Tue Jan 16 12:58:12 PST 2024

alexey-bataev wrote:

> > As I said before, landing this alone causes perf regressions. I'm working on this, need to land couple patches to avoid this. I'm working on this feature for 3 years already (or more), most part of my previous patches are related to non-power-of-2 support.
> 
> I did perf evaluation for this change on SPEC2017 and some large internal benchmarks on AArch64, and the only regressions I was able to spot were due to AArch64 cost-model issues, where the cost of non-power-of-2 vector ops wasn't estimated accurately (one instance fixed by #78181).
> 
> With the initial level of support, do you think there are fundamental issues in SLPVectorizer that aren't related to target specific cost models not providing accurate costs? To iterate on the latter, having limited support early would be helpful as people can fix their cost models early and also iteratively as more features enabled for non-power-of-2 vec.

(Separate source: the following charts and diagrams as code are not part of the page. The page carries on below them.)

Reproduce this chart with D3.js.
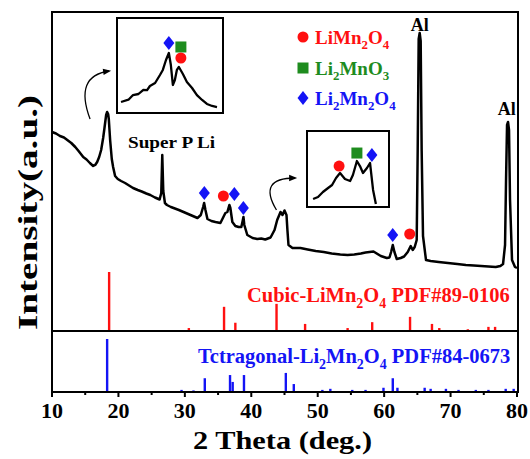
<!DOCTYPE html>
<html><head><meta charset="utf-8">
<script src="https://cdn.jsdelivr.net/npm/d3@7"></script>
<style>
html,body{margin:0;padding:0;background:#fff;}
svg text{font-family:"Liberation Serif","Times New Roman",serif;font-weight:bold;}
</style></head>
<body>
<svg id="chart" width="530" height="459"></svg>
<script>
// ---- data ----
const twoTheta = [10.0,10.6,11.2,11.8,12.3,12.9,13.5,14.0,14.7,15.2,15.7,16.2,16.5,16.8,17.1,17.4,17.7,17.9,18.15,18.3,18.45,18.55,18.75,19.0,19.2,19.5,19.9,20.4,21.0,21.6,22.2,22.9,23.5,24.2,24.8,25.5,26.2,26.45,26.6,26.75,27.0,27.3,27.9,28.5,29.1,29.8,30.5,31.2,31.9,32.4,32.75,32.9,33.1,33.4,34.0,34.6,35.35,35.8,36.1,36.4,36.7,36.85,37.15,37.6,38.1,38.5,38.7,38.82,38.95,39.4,40.2,40.9,41.5,42.1,42.9,43.5,43.9,44.4,44.7,45.0,45.3,45.45,45.6,46.2,47.4,48.5,49.7,50.9,52.1,53.4,54.5,55.5,56.5,57.2,58.4,59.5,60.4,60.8,61.05,61.3,61.55,61.9,62.5,63.0,63.55,64.0,64.3,64.6,64.9,65.05,65.2,65.35,65.5,65.65,65.85,66.3,67.0,68.2,69.6,71.0,72.3,73.5,74.6,75.7,76.8,77.5,77.9,78.2,78.35,78.5,78.65,78.8,78.95,79.25,79.7,80.0];
const intensity = [1990,1975,1950,1935,1910,1880,1840,1800,1740,1715,1680,1650,1660,1690,1740,1810,1930,2030,2160,2190,2170,2120,1910,1720,1640,1550,1520,1500,1480,1455,1430,1410,1395,1375,1360,1335,1315,1380,1760,1400,1280,1260,1240,1225,1210,1190,1170,1150,1130,1160,1240,1280,1210,1120,1100,1090,1080,1140,1180,1190,1260,1230,1090,1050,1040,1040,1100,1140,1060,960,930,920,925,915,935,1010,1110,1190,1160,1205,1160,1000,860,830,830,815,800,790,775,765,760,765,775,785,795,750,730,735,790,860,790,720,730,745,790,850,810,840,910,1800,2920,2980,2900,1800,950,710,700,690,680,670,660,655,650,645,640,650,670,860,1510,2060,2090,2010,1310,710,640,630];

// reference sticks: cubic LiMn2O4 PDF#89-0106
const cubicPos = [18.6,30.6,35.9,37.6,43.8,48.1,54.5,58.2,63.9,67.2,68.3,72.6,75.7,76.7];
const cubicRel = [100,5,41,14,46,12,5,15,24,12,5,3,7,7];
// tetragonal Li2Mn2O4 PDF#84-0673
const tetPos = [18.3,29.5,31.3,33.0,36.8,37.2,38.9,45.2,46.4,50.7,51.9,55.2,57.2,59.9,61.3,62.0,66.1,67.0,69.3,71.2,73.8,75.7,78.3,79.5];
const tetRel = [100,4,3,26,32,19,32,36,15,4,6,4,4,8,26,8,8,6,6,4,4,4,6,6];

// phase markers on main pattern
const markerType = ["diamond","circle","diamond","diamond","diamond","circle"];
const markerTheta = [32.93,35.8,37.45,38.81,61.29,63.85];
const markerInt = [1380,1350,1370,1230,960,970];

// inset 1 (around 18.5 deg)
const inset1Theta = [16.64,16.9,17.06,17.25,17.41,17.55,17.65,17.83,18.0,18.1,18.21,18.31,18.38,18.45,18.52,18.59,18.66,18.8,18.94,19.12,19.29,19.47,19.64,19.82,19.99];
const inset1Int = [11.6,14,18.9,20,24.2,24,28.4,31.6,40,45.3,55.8,63.2,50.5,29.5,34.7,45.3,48.4,41,32.6,26.3,18.9,13.7,9.5,7.4,6.3];
const inset1MarkType = ["diamond","square","circle"];
const inset1MarkTheta = [18.31,18.73,18.73];
const inset1MarkInt = [73.7,69.5,57.9];

// inset 2 (around 44.5 deg)
const inset2Theta = [42.76,42.97,43.18,43.4,43.57,43.74,43.91,44.12,44.34,44.46,44.63,44.76,44.89,45.06,45.19,45.32,45.44];
const inset2Int = [10.5,13.2,19.7,25,28.9,38.2,44.7,36.8,34.2,42.1,60.5,53.9,44.7,51.3,57.9,22.4,3.9];
const inset2MarkType = ["circle","square","diamond"];
const inset2MarkTheta = [43.87,44.63,45.27];
const inset2MarkInt = [53.9,71,68.4];

const xTicks = [10,20,30,40,50,60,70,80];
const xMinor = [15,25,35,45,55,65,75];

const legendLabels = [["LiMn","2","O","4"],["Li","2","MnO","3"],["Li","2","Mn","2","O","4"]];
const legendTypes = ["circle","square","diamond"];

// ---- drawing ----
const RED="#ff1010", GREEN="#1e8c1e", BLUE="#1414f5";
const colorOf = {circle:RED, square:GREEN, diamond:BLUE};
const svg = d3.select("#chart");
const L=52, R=517, T=12, MID=331, B=392;

const x = d3.scaleLinear().domain([10,80]).range([L,R]);
const yP = d3.scaleLinear().domain([0,3190]).range([MID,T]);
const yC = d3.scaleLinear().domain([0,100]).range([MID,MID-59]);
const yT = d3.scaleLinear().domain([0,100]).range([B,B-53]);

function marker(g, type, cx, cy){
  if(type==="circle") g.append("circle").attr("cx",cx).attr("cy",cy).attr("r",5.5).attr("fill",RED);
  else if(type==="square") g.append("rect").attr("x",cx-5.5).attr("y",cy-5.5).attr("width",11).attr("height",11).attr("fill",GREEN);
  else g.append("path").attr("d",`M${cx},${cy-7}L${cx+5.5},${cy}L${cx},${cy+7}L${cx-5.5},${cy}Z`).attr("fill",BLUE);
}

// sticks
svg.append("g").selectAll("line").data(cubicPos).join("line")
  .attr("x1",d=>x(d)).attr("x2",d=>x(d)).attr("y1",yC(0)).attr("y2",(d,i)=>yC(cubicRel[i]))
  .attr("stroke",RED).attr("stroke-width",2.4);
svg.append("g").selectAll("line").data(tetPos).join("line")
  .attr("x1",d=>x(d)).attr("x2",d=>x(d)).attr("y1",yT(0)).attr("y2",(d,i)=>yT(tetRel[i]))
  .attr("stroke",BLUE).attr("stroke-width",2.4);

// main pattern
const pts = twoTheta.map((t,i)=>[t,intensity[i]]);
svg.append("path").datum(pts)
  .attr("d", d3.line().x(d=>x(d[0])).y(d=>yP(d[1])))
  .attr("fill","none").attr("stroke","#000").attr("stroke-width",2.5).attr("stroke-linejoin","round");

const mg = svg.append("g");
markerType.forEach((t,i)=>marker(mg,t,x(markerTheta[i]),yP(markerInt[i])));

// frame
svg.append("rect").attr("x",L).attr("y",T).attr("width",R-L+1).attr("height",B-T)
  .attr("fill","none").attr("stroke","#000").attr("stroke-width",2);
svg.append("line").attr("x1",L).attr("x2",R+1).attr("y1",MID).attr("y2",MID).attr("stroke","#000").attr("stroke-width",2);

// ticks
svg.append("g").selectAll("line").data(xTicks).join("line")
  .attr("x1",d=>x(d)).attr("x2",d=>x(d)).attr("y1",B).attr("y2",B+5).attr("stroke","#000").attr("stroke-width",2);
svg.append("g").selectAll("line").data(xMinor).join("line")
  .attr("x1",d=>x(d)).attr("x2",d=>x(d)).attr("y1",B).attr("y2",B+3).attr("stroke","#000").attr("stroke-width",2);
svg.append("g").selectAll("text").data(xTicks).join("text")
  .attr("x",d=>x(d)).attr("y",418).attr("text-anchor","middle").attr("font-size",22).text(d=>d);

// axis titles
svg.append("text").attr("x",193).attr("y",449).attr("font-size",26)
  .attr("textLength",179).attr("lengthAdjust","spacingAndGlyphs").text("2 Theta (deg.)");
svg.append("text").attr("transform","translate(37,330) rotate(-90)").attr("font-size",28)
  .attr("textLength",235).attr("lengthAdjust","spacingAndGlyphs").text("Intensity(a.u.)");

// labels
svg.append("text").attr("x",128).attr("y",148).attr("font-size",17).attr("textLength",87).attr("lengthAdjust","spacingAndGlyphs").text("Super P Li");
svg.append("text").attr("x",x(65.35)).attr("y",31).attr("text-anchor","middle").attr("font-size",18).text("Al");
svg.append("text").attr("x",x(78.6)-1).attr("y",115).attr("text-anchor","middle").attr("font-size",18).text("Al");

function chem(parent, parts, xx, yy, size, color){
  const t = parent.append("text").attr("x",xx).attr("y",yy).attr("font-size",size).attr("fill",color);
  let prevSub = false;
  parts.forEach(p=>{
    const sub = /^[0-9]$/.test(p);
    const s = t.append("tspan").text(p);
    if(sub){ s.attr("font-size",size*0.68).attr("dy",size*0.28); }
    else if(prevSub){ s.attr("dy",-size*0.28); }
    prevSub = sub;
  });
  return t;
}

// legend
const lg = svg.append("g");
const legY = [37,68,98];
legendTypes.forEach((t,i)=>{
  marker(lg,t,303,legY[i]);
  chem(lg, legendLabels[i], 315, legY[i]+7, 19, colorOf[t]);
});

// reference labels
chem(svg, ["Cubic-LiMn","2","O","4"," PDF#89-0106"], 247, 302, 20.5, RED);
chem(svg, ["Tctragonal-Li","2","Mn","2","O","4"," PDF#84-0673"], 198, 363, 20.5, BLUE);

// insets
function inset(box, dom, th, it, mt, mth, mit){
  const g = svg.append("g");
  g.append("rect").attr("x",box[0]).attr("y",box[1]).attr("width",box[2]-box[0]).attr("height",box[3]-box[1])
    .attr("fill","#fff").attr("stroke","#000").attr("stroke-width",2);
  const xi = d3.scaleLinear().domain(dom).range([box[0],box[2]]);
  const yi = d3.scaleLinear().domain([0,100]).range([box[3],box[1]]);
  g.append("path").datum(th.map((t,i)=>[t,it[i]]))
    .attr("d",d3.line().x(d=>xi(d[0])).y(d=>yi(d[1])))
    .attr("fill","none").attr("stroke","#000").attr("stroke-width",2.3).attr("stroke-linejoin","round");
  mt.forEach((t,i)=>marker(g,t,xi(mth[i]),yi(mit[i])));
}
inset([117,18,223,113],[16.5,20.2],inset1Theta,inset1Int,inset1MarkType,inset1MarkTheta,inset1MarkInt);
inset([307,131,389,207],[42.5,46.0],inset2Theta,inset2Int,inset2MarkType,inset2MarkTheta,inset2MarkInt);

// arrows (in data coordinates)
function arrow(p0,c,p1){
  const a=[x(p0[0]),yP(p0[1])], q=[x(c[0]),yP(c[1])], b=[x(p1[0]),yP(p1[1])];
  svg.append("path").attr("d",`M${a[0]},${a[1]}Q${q[0]},${q[1]} ${b[0]},${b[1]}`)
    .attr("fill","none").attr("stroke","#000").attr("stroke-width",1.3);
  const ang = Math.atan2(b[1]-q[1], b[0]-q[0]);
  const len=8, w=3.2;
  const tip=[b[0]+Math.cos(ang)*2,b[1]+Math.sin(ang)*2];
  const p2=[tip[0]-len*Math.cos(ang)+w*Math.sin(ang), tip[1]-len*Math.sin(ang)-w*Math.cos(ang)];
  const p3=[tip[0]-len*Math.cos(ang)-w*Math.sin(ang), tip[1]-len*Math.sin(ang)+w*Math.cos(ang)];
  svg.append("path").attr("d",`M${tip}L${p2}L${p3}Z`).attr("fill","#000");
}
arrow([15.73,2120],[13.3,2550],[18.6,2600]);
arrow([43.79,1210],[40.9,1530],[46.6,1530]);
</script>
</body></html>
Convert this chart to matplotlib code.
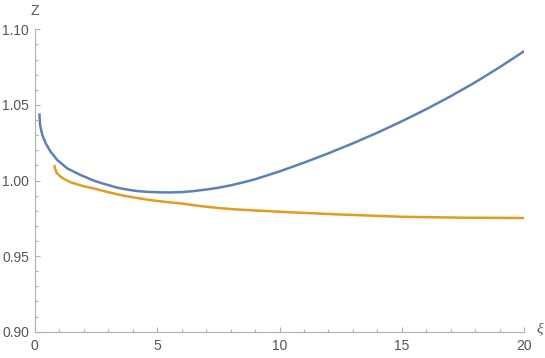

It contradicts with my work, I did for several years. I have a plan of implementing this feature and moving forward step by step. Most of this newly added stuff, like padding etc., is not needed, if everything is implemented correctly. This is not a complete solution, but just a small hack to enable the feature, which may cause issues in future and adds extra burden to maintaining and removing it later.

https://github.com/llvm/llvm-project/pull/77790